Han pasado años, pero a mi memoria acude aquel
alumno de diez años que, habiendo visto pronto el dolor de
la vida, miraban desde una inmensa tristeza, matizada, de vez en cuando, de
ingenua felicidad. Él era tierno tallo herido, a penas despuntar, que sobrevoló
por nuestras vidas, cual estrella fugaz de la que más bien queda el recuerdo de
un maravilloso rastro luminoso y la certeza de haber sido testigos de su
deslumbrante existencia. De rostro pálido, transparente,
aficionado a la escuela, a sus maestros, a sus libros…
Y Antonio se nos fue
de pronto. Un día de escuela, mientras sus compañeros en clase compartían la
difícil tarea de la educación y el aprendizaje, mientras su silla, vacía como
otras veces, casi no extrañaba a nadie, mientras cada cual en su trabajo,
olvidados de la provisionalidad que es la vida, con afanes desmedidos, con
nimiedades, con absurdos y sin caer en la cuenta de que vivimos inmersos en el
funeral eterno de los tiempos, hacíamos planes de un futuro que nos deparara mayor bienestar. Ni siquiera una corazonada,
un telepático presagio: nada. Me gustan mucho tus cuentos -decía con la cabeza siempre sobre la
mesa-. La vida del pequeño Antonio, como blanquísima espuma de mar, se
desvaneció con el viento.
Y era un bonito día de primavera, y el sol
siguió su curso, y las margaritas y las amapolas, en un frondoso salvaje,
parecían entonar el más bello himno de la alegría, y en las calles, el tráfico,
los ruidos, las prisas... Pero en medio de esta eclosión de vida, un pequeño
féretro nos llenaba de tristeza a todos los que vivimos, de una manera u otra,
la corta vida de aquel niño.
Lo recuerdo, especialmente en este día.
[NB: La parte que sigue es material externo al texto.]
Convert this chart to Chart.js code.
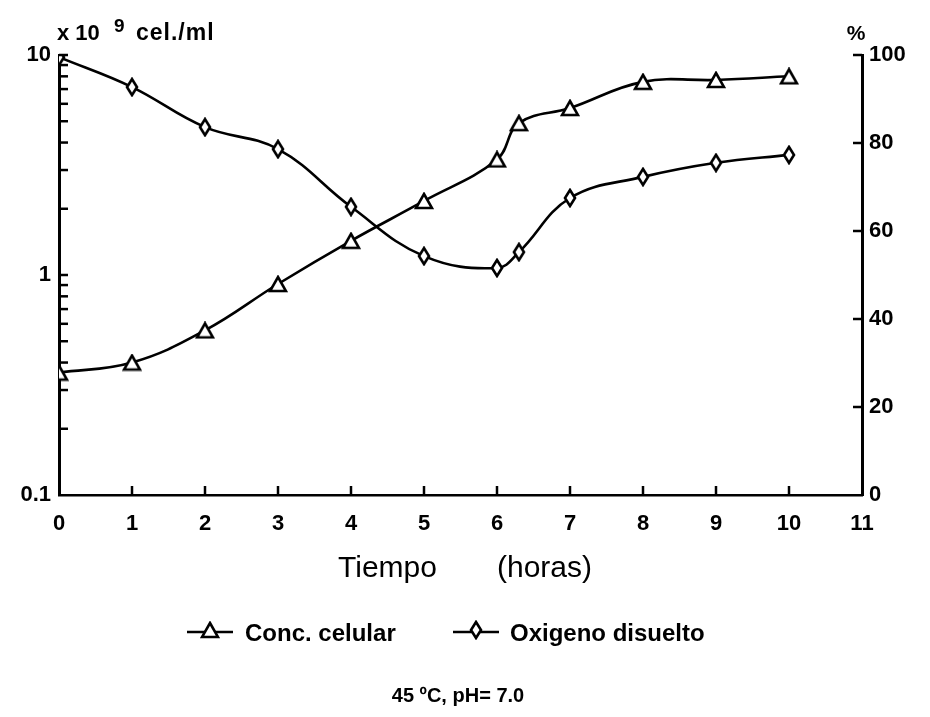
<!DOCTYPE html>
<html>
<head>
<meta charset="utf-8">
<script src="https://cdn.jsdelivr.net/npm/chart.js@4.4.1/dist/chart.umd.min.js"></script>
<style>
  html, body { margin: 0; padding: 0; background: #fff; }
  #wrap { position: relative; width: 930px; height: 717px; }
</style>
</head>
<body>
<div id="wrap"><canvas id="c" width="930" height="717"></canvas></div>
<script>
// ---- data ----
const hours = [0, 1, 2, 3, 4, 5, 6, 6.3, 7, 8, 9, 10];
const concCelular = [0.36, 0.40, 0.56, 0.91, 1.43, 2.17, 3.35, 4.9, 5.74, 7.55, 7.7, 8.0];
const oxigenoDisuelto = [99.5, 92.7, 83.6, 78.6, 65.5, 54.3, 51.6, 55.2, 67.5, 72.3, 75.5, 77.3];
const xTicks = [0, 1, 2, 3, 4, 5, 6, 7, 8, 9, 10, 11];
const leftTicks = [0.1, 0.2, 0.3, 0.4, 0.5, 0.6, 0.7, 0.8, 0.9, 1, 2, 3, 4, 5, 6, 7, 8, 9, 10];
const leftLabels = [0.1, 1, 10];
const rightTicks = [0, 20, 40, 60, 80, 100];
const seriesNames = ['Conc. celular', 'Oxigeno disuelto'];
const leftTitle = ['x 10', '9', 'cel./ml'];
const rightTitle = '%';
const xTitle = ['Tiempo', '(horas)'];
const subtitle = '45 \u00baC, pH= 7.0';

const FONT = "'Liberation Sans', Arial, sans-serif";

// marker images
function makeTriangle() {
  const c = document.createElement('canvas'); c.width = 20; c.height = 18;
  const g = c.getContext('2d');
  g.lineWidth = 2.6; g.strokeStyle = '#000'; g.fillStyle = '#fff'; g.lineJoin = 'miter';
  g.beginPath(); g.moveTo(10, 2); g.lineTo(18, 16); g.lineTo(2, 16); g.closePath();
  g.fill(); g.stroke();
  return c;
}
function makeDiamond() {
  const c = document.createElement('canvas'); c.width = 14; c.height = 20;
  const g = c.getContext('2d');
  g.lineWidth = 2.6; g.strokeStyle = '#000'; g.fillStyle = '#fff';
  g.beginPath(); g.moveTo(7, 2); g.lineTo(12, 10); g.lineTo(7, 18); g.lineTo(2, 10); g.closePath();
  g.fill(); g.stroke();
  return c;
}
const triImg = makeTriangle();
const diaImg = makeDiamond();

const decorPlugin = {
  id: 'decor',
  afterDraw(chart) {
    const ctx = chart.ctx;
    const { left, right, top, bottom } = chart.chartArea;
    const x = chart.scales.x, yl = chart.scales.y, yr = chart.scales.y1;
    ctx.save();
    ctx.strokeStyle = '#000';
    ctx.lineWidth = 2.5;
    ctx.lineCap = 'butt';
    // inward tick marks
    leftTicks.forEach(v => {
      if (v === leftTicks[0]) return;
      const p = yl.getPixelForValue(v);
      ctx.beginPath(); ctx.moveTo(left, p); ctx.lineTo(left + 9, p); ctx.stroke();
    });
    rightTicks.forEach(v => {
      if (v === 0) return;
      const p = yr.getPixelForValue(v);
      ctx.beginPath(); ctx.moveTo(right, p); ctx.lineTo(right - 9, p); ctx.stroke();
    });
    xTicks.forEach(v => {
      if (v === 0 || v === xTicks[xTicks.length - 1]) return;
      const p = x.getPixelForValue(v);
      ctx.beginPath(); ctx.moveTo(p, bottom); ctx.lineTo(p, bottom - 9); ctx.stroke();
    });
    // titles
    ctx.fillStyle = '#000';
    ctx.textBaseline = 'alphabetic';
    ctx.textAlign = 'left';
    ctx.font = 'bold 22px ' + FONT;
    ctx.fillText(leftTitle[0], 57, 40);
    ctx.font = 'bold 19px ' + FONT;
    ctx.fillText(leftTitle[1], 114, 32);
    ctx.font = 'bold 23px ' + FONT;
    ctx.letterSpacing = '1px';
    ctx.fillText(leftTitle[2], 136, 40);
    ctx.letterSpacing = '0px';
    ctx.font = 'bold 21px ' + FONT;
    ctx.textAlign = 'center';
    ctx.fillText(rightTitle, right - 6, 40);
    ctx.textAlign = 'left';
    ctx.font = '30px ' + FONT;
    ctx.fillText(xTitle[0], 338, 577);
    ctx.fillText(xTitle[1], 497, 577);
    // legend
    const ly = 632;
    ctx.font = 'bold 24px ' + FONT;
    ctx.textBaseline = 'middle';
    const items = [
      { x0: 187, img: triImg, label: seriesNames[0], tx: 245 },
      { x0: 453, img: diaImg, label: seriesNames[1], tx: 510 }
    ];
    items.forEach(it => {
      ctx.beginPath(); ctx.moveTo(it.x0, ly); ctx.lineTo(it.x0 + 46, ly); ctx.stroke();
      ctx.drawImage(it.img, it.x0 + 23 - it.img.width / 2, ly - it.img.height / 2 - 2);
      ctx.fillText(it.label, it.tx, ly + 2);
    });
    ctx.textBaseline = 'alphabetic';
    ctx.font = 'bold 20px ' + FONT;
    ctx.textAlign = 'center';
    ctx.fillText(subtitle, 458, 702);
    ctx.restore();
  }
};

new Chart(document.getElementById('c'), {
  type: 'line',
  data: {
    datasets: [
      {
        label: seriesNames[0],
        data: hours.map((h, i) => ({ x: h, y: concCelular[i] })),
        yAxisID: 'y',
        borderColor: '#000', borderWidth: 2.6,
        pointStyle: triImg, pointRadius: 8,
        tension: 0.4, fill: false
      },
      {
        label: seriesNames[1],
        data: hours.map((h, i) => ({ x: h, y: oxigenoDisuelto[i] })),
        yAxisID: 'y1',
        borderColor: '#000', borderWidth: 2.6,
        pointStyle: diaImg, pointRadius: 8,
        tension: 0.4, fill: false
      }
    ]
  },
  options: {
    responsive: false,
    animation: false,
    events: [],
    layout: { padding: { top: 55, left: 0, right: 0, bottom: 0 } },
    plugins: { legend: { display: false }, tooltip: { enabled: false } },
    scales: {
      x: {
        type: 'linear', min: 0, max: 11,
        afterBuildTicks: s => { s.ticks = xTicks.map(v => ({ value: v })); },
        afterFit: s => { s.height = 222; },
        grid: { display: false, drawTicks: false },
        border: { display: true, color: '#000', width: 2.5 },
        ticks: { color: '#000', padding: 16, maxRotation: 0, autoSkip: false,
                 font: { family: FONT, size: 22, weight: 'bold' } }
      },
      y: {
        type: 'logarithmic', position: 'left', min: 0.1, max: 10,
        afterBuildTicks: s => { s.ticks = leftTicks.map(v => ({ value: v })); },
        afterFit: s => { s.width = 59; },
        grid: { display: false, drawTicks: false },
        border: { display: true, color: '#000', width: 3 },
        ticks: { color: '#000', padding: 8, autoSkip: false,
                 font: { family: FONT, size: 22, weight: 'bold' },
                 callback: v => leftLabels.includes(+(+v).toPrecision(6)) ? String(+(+v).toPrecision(6)) : '' }
      },
      y1: {
        type: 'linear', position: 'right', min: 0, max: 100,
        afterBuildTicks: s => { s.ticks = rightTicks.map(v => ({ value: v })); },
        afterFit: s => { s.width = 68; },
        grid: { display: false, drawTicks: false },
        border: { display: true, color: '#000', width: 3 },
        ticks: { color: '#000', padding: 7, autoSkip: false,
                 font: { family: FONT, size: 22, weight: 'bold' } }
      }
    }
  },
  plugins: [decorPlugin]
});
</script>
</body>
</html>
Sí como
se recuerda el perfume de una rosa o la imagen de un bello paisaje. Y es que un
alumno es como un hijo que cae en nuestras manos y nos hace sentir que servimos
para algo.
¡Échame una mano, tú que estás en el cielo!, y espérame, espéranos. Trataré, entre tanto, de escribir mejores
cuentos, mi querido, mi queridísimo pequeño Antonio.